>> Begin Data provided

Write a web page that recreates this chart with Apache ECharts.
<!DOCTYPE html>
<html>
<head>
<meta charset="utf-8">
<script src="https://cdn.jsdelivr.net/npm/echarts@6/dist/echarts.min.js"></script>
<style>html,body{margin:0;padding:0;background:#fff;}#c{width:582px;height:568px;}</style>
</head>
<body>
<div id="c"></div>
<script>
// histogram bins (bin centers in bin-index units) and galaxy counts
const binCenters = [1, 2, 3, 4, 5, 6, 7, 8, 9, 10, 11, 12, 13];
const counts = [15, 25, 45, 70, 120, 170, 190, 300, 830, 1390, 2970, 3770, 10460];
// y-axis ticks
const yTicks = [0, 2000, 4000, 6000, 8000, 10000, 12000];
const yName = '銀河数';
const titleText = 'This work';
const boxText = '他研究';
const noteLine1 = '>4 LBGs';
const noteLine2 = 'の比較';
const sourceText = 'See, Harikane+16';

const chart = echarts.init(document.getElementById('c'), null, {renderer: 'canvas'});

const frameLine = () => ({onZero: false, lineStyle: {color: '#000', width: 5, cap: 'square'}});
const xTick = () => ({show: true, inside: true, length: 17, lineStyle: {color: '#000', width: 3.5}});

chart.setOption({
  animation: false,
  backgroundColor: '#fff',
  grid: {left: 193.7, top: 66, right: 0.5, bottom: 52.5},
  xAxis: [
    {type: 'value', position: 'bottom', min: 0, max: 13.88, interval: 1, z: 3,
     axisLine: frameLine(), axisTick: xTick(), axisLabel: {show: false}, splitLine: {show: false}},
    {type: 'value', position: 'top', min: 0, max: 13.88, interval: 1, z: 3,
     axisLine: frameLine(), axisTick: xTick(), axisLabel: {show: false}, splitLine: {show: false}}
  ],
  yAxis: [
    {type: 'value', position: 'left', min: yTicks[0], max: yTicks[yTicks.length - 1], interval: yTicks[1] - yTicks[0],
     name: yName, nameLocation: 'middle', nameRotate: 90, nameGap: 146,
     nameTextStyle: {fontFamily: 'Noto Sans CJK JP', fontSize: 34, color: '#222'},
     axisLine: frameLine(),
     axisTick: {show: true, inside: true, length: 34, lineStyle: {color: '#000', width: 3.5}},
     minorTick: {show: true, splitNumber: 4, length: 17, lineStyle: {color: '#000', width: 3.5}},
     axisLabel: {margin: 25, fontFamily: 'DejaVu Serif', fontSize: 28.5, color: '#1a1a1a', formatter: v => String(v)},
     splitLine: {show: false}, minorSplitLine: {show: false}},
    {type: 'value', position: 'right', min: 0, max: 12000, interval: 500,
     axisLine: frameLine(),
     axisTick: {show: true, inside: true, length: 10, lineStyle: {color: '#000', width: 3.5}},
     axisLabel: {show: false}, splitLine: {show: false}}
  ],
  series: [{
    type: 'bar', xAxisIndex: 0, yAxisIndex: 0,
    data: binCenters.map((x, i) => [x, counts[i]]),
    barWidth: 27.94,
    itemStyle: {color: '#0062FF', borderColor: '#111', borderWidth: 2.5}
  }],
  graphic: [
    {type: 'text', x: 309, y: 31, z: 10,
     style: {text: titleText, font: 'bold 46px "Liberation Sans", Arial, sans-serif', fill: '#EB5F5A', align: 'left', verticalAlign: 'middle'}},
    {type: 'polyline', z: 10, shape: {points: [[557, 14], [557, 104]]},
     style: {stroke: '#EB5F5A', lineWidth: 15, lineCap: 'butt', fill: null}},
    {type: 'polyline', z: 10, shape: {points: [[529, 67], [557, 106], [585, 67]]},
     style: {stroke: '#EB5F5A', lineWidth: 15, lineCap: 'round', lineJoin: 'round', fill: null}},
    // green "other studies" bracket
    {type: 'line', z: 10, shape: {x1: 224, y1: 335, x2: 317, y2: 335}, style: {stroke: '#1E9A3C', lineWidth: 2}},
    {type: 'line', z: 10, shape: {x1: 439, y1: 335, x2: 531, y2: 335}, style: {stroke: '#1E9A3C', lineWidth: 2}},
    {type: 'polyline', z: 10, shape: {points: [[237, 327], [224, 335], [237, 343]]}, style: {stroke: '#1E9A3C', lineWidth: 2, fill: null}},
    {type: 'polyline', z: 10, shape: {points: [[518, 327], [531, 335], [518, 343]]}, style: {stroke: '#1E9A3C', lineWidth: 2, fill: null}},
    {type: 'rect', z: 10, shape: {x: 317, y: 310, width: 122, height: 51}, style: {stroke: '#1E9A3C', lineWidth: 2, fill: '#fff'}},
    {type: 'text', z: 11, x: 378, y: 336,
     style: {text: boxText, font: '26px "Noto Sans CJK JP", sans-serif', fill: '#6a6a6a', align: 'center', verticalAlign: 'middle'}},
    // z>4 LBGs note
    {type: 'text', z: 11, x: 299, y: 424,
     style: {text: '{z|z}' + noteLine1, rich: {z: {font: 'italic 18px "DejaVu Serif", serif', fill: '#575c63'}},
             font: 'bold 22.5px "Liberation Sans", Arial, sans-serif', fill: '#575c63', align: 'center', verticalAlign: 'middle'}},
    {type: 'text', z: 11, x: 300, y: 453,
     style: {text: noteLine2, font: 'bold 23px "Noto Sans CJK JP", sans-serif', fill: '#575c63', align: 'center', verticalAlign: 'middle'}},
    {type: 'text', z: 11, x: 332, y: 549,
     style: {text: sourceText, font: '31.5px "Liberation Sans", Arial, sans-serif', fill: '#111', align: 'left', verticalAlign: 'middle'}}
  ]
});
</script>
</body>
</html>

>> End Data provided
>> Begin Data provided

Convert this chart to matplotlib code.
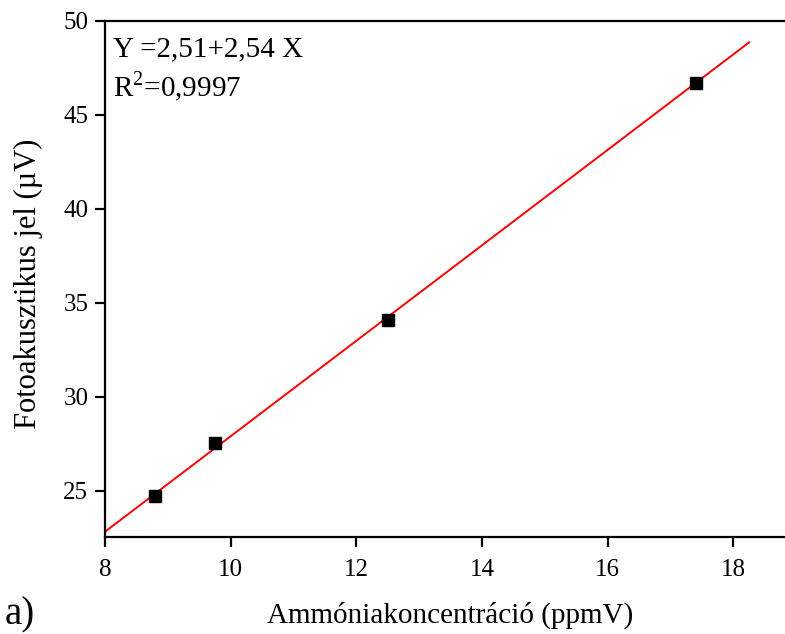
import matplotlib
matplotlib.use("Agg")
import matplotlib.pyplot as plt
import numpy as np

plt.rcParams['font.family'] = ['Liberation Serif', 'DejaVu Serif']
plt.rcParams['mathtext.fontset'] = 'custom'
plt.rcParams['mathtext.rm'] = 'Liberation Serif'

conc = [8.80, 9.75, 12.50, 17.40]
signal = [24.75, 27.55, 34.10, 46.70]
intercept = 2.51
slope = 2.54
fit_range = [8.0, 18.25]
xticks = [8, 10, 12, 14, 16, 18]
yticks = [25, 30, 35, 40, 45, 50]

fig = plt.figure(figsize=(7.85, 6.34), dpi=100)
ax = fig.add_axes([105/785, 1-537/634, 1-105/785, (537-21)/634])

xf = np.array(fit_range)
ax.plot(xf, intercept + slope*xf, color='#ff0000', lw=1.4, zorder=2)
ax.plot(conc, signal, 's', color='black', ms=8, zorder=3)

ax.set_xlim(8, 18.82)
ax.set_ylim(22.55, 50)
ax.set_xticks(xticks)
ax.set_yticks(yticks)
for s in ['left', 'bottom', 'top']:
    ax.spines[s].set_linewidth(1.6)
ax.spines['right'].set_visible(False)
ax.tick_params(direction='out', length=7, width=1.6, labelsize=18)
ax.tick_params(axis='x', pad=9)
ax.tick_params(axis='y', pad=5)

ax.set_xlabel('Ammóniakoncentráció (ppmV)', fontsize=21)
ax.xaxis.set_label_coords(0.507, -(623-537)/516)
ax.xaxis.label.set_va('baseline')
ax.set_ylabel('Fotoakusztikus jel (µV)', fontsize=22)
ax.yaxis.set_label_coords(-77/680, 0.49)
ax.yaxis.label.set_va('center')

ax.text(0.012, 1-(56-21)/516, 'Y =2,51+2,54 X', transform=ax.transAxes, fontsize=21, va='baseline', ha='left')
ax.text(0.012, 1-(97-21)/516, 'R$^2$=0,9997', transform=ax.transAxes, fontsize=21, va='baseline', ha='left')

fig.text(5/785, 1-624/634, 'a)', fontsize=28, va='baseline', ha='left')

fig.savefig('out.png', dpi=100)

>> End Data provided

Exercise task -
Repeat exactly, and only, the entries from the line with "Convert this chart to matplotlib code." through the line with "import numpy as np". Pictures are skipped.

Written solution -
Convert this chart to matplotlib code.
import matplotlib
matplotlib.use("Agg")
import matplotlib.pyplot as plt
import numpy as np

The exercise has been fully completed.